◆ TO BE DONE:
Write out the entire listing below exactly as it appears, minus any pictures.

◆ DATA ROWS:
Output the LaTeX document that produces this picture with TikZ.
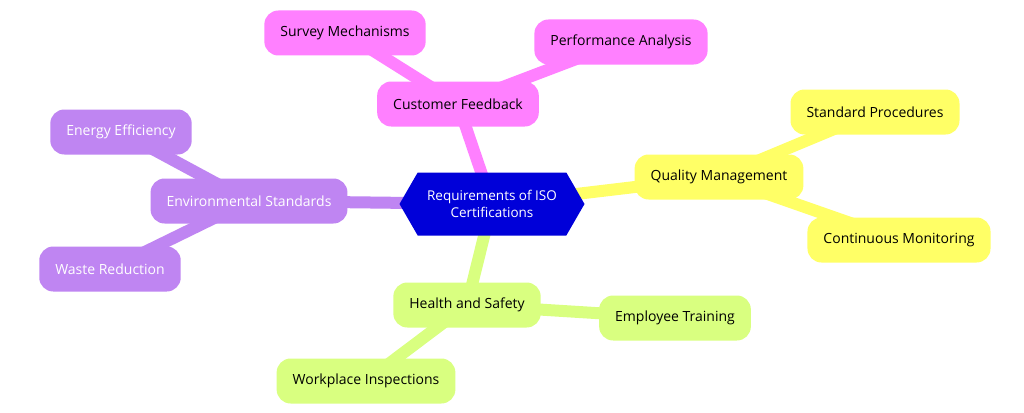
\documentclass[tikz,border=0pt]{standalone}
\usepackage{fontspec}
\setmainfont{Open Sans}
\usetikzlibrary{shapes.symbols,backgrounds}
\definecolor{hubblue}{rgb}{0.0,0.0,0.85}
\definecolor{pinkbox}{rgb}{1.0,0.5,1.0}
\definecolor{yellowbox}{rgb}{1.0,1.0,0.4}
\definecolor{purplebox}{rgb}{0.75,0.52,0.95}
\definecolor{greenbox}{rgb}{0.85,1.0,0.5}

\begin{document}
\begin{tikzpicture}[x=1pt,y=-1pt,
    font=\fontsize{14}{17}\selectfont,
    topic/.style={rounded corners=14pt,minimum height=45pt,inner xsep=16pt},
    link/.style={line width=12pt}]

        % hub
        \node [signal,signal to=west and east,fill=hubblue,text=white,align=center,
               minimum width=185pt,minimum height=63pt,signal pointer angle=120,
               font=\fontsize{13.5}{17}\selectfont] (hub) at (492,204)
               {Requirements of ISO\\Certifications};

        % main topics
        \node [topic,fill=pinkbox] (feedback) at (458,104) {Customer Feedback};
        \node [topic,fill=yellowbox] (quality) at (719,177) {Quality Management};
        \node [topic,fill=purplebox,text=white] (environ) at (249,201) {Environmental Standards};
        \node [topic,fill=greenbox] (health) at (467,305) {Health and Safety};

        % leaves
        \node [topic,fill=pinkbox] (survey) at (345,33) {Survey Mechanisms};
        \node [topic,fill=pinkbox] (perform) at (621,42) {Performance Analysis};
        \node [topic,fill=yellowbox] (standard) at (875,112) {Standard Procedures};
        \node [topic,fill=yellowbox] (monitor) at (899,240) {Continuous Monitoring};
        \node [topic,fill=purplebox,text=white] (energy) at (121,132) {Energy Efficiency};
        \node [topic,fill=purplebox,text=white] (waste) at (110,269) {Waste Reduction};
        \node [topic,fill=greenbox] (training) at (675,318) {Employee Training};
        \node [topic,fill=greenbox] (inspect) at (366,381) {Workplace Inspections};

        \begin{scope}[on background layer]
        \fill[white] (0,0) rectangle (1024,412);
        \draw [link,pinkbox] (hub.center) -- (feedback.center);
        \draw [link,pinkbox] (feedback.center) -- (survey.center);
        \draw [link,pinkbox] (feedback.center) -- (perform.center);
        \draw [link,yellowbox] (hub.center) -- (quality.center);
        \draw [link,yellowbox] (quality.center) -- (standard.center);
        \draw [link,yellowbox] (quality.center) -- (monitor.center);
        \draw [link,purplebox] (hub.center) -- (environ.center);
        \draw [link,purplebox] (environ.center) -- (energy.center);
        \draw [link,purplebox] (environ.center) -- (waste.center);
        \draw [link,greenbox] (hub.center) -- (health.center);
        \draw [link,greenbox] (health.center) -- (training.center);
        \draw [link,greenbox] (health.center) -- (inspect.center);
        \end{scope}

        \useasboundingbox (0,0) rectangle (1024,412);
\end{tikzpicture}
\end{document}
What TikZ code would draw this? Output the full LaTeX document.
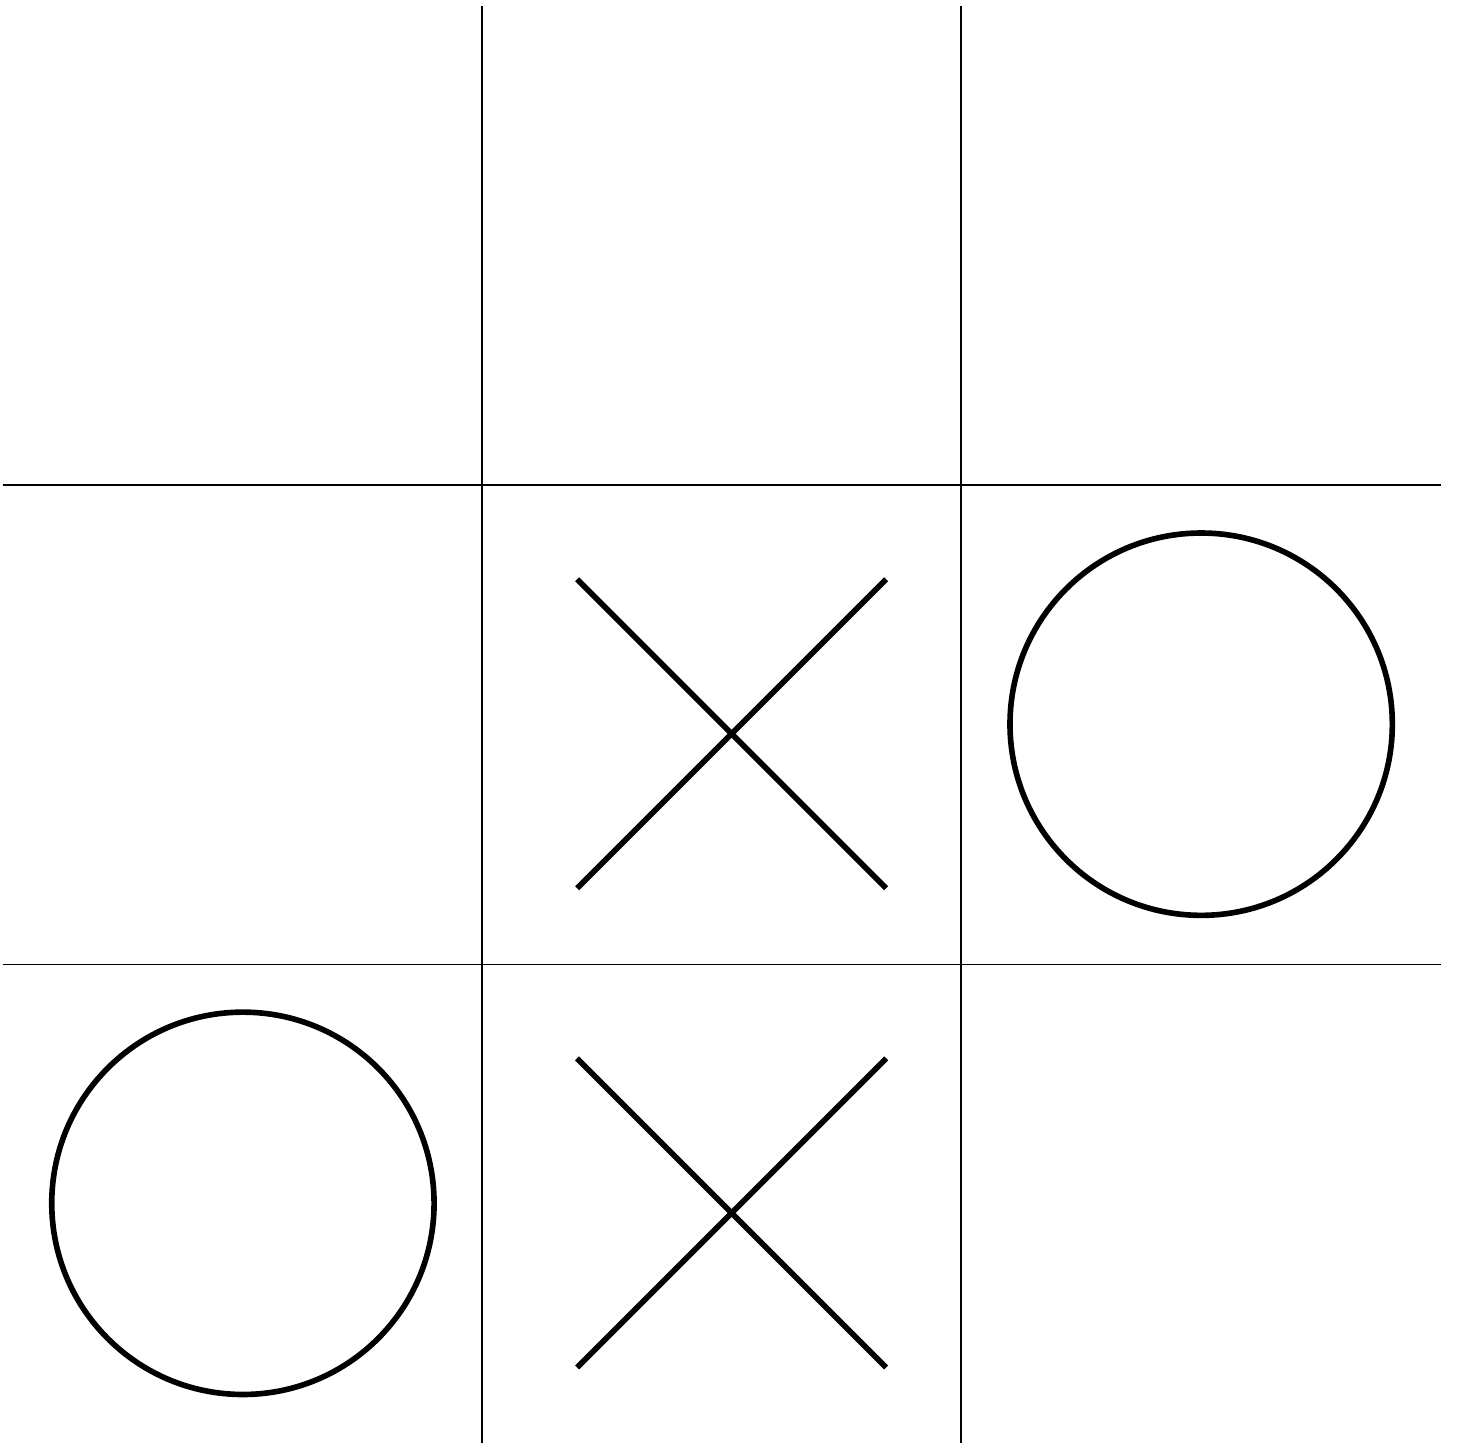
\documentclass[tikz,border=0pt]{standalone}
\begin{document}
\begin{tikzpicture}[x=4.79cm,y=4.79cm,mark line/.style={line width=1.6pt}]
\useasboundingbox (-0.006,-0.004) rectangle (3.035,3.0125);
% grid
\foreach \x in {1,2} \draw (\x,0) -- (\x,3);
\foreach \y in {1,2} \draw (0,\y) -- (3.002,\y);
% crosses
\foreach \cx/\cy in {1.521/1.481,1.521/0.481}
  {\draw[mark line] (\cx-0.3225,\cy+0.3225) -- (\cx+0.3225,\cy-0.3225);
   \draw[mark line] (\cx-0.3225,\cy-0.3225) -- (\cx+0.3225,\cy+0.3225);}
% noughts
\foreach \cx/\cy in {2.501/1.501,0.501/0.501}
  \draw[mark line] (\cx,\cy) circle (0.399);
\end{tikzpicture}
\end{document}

◆ EXERCISE RESPONSE:
Output the LaTeX document that produces this picture with TikZ.
\documentclass[tikz,border=0pt]{standalone}
\usepackage{fontspec}
\setmainfont{Open Sans}
\usetikzlibrary{shapes.symbols,backgrounds}
\definecolor{hubblue}{rgb}{0.0,0.0,0.85}
\definecolor{pinkbox}{rgb}{1.0,0.5,1.0}
\definecolor{yellowbox}{rgb}{1.0,1.0,0.4}
\definecolor{purplebox}{rgb}{0.75,0.52,0.95}
\definecolor{greenbox}{rgb}{0.85,1.0,0.5}

\begin{document}
\begin{tikzpicture}[x=1pt,y=-1pt,
    font=\fontsize{14}{17}\selectfont,
    topic/.style={rounded corners=14pt,minimum height=45pt,inner xsep=16pt},
    link/.style={line width=12pt}]

        % hub
        \node [signal,signal to=west and east,fill=hubblue,text=white,align=center,
               minimum width=185pt,minimum height=63pt,signal pointer angle=120,
               font=\fontsize{13.5}{17}\selectfont] (hub) at (492,204)
               {Requirements of ISO\\Certifications};

        % main topics
        \node [topic,fill=pinkbox] (feedback) at (458,104) {Customer Feedback};
        \node [topic,fill=yellowbox] (quality) at (719,177) {Quality Management};
        \node [topic,fill=purplebox,text=white] (environ) at (249,201) {Environmental Standards};
        \node [topic,fill=greenbox] (health) at (467,305) {Health and Safety};

        % leaves
        \node [topic,fill=pinkbox] (survey) at (345,33) {Survey Mechanisms};
        \node [topic,fill=pinkbox] (perform) at (621,42) {Performance Analysis};
        \node [topic,fill=yellowbox] (standard) at (875,112) {Standard Procedures};
        \node [topic,fill=yellowbox] (monitor) at (899,240) {Continuous Monitoring};
        \node [topic,fill=purplebox,text=white] (energy) at (121,132) {Energy Efficiency};
        \node [topic,fill=purplebox,text=white] (waste) at (110,269) {Waste Reduction};
        \node [topic,fill=greenbox] (training) at (675,318) {Employee Training};
        \node [topic,fill=greenbox] (inspect) at (366,381) {Workplace Inspections};

        \begin{scope}[on background layer]
        \fill[white] (0,0) rectangle (1024,412);
        \draw [link,pinkbox] (hub.center) -- (feedback.center);
        \draw [link,pinkbox] (feedback.center) -- (survey.center);
        \draw [link,pinkbox] (feedback.center) -- (perform.center);
        \draw [link,yellowbox] (hub.center) -- (quality.center);
        \draw [link,yellowbox] (quality.center) -- (standard.center);
        \draw [link,yellowbox] (quality.center) -- (monitor.center);
        \draw [link,purplebox] (hub.center) -- (environ.center);
        \draw [link,purplebox] (environ.center) -- (energy.center);
        \draw [link,purplebox] (environ.center) -- (waste.center);
        \draw [link,greenbox] (hub.center) -- (health.center);
        \draw [link,greenbox] (health.center) -- (training.center);
        \draw [link,greenbox] (health.center) -- (inspect.center);
        \end{scope}

        \useasboundingbox (0,0) rectangle (1024,412);
\end{tikzpicture}
\end{document}
What TikZ code would draw this? Output the full LaTeX document.
\documentclass[tikz,border=0pt]{standalone}
\begin{document}
\begin{tikzpicture}[x=4.79cm,y=4.79cm,mark line/.style={line width=1.6pt}]
\useasboundingbox (-0.006,-0.004) rectangle (3.035,3.0125);
% grid
\foreach \x in {1,2} \draw (\x,0) -- (\x,3);
\foreach \y in {1,2} \draw (0,\y) -- (3.002,\y);
% crosses
\foreach \cx/\cy in {1.521/1.481,1.521/0.481}
  {\draw[mark line] (\cx-0.3225,\cy+0.3225) -- (\cx+0.3225,\cy-0.3225);
   \draw[mark line] (\cx-0.3225,\cy-0.3225) -- (\cx+0.3225,\cy+0.3225);}
% noughts
\foreach \cx/\cy in {2.501/1.501,0.501/0.501}
  \draw[mark line] (\cx,\cy) circle (0.399);
\end{tikzpicture}
\end{document}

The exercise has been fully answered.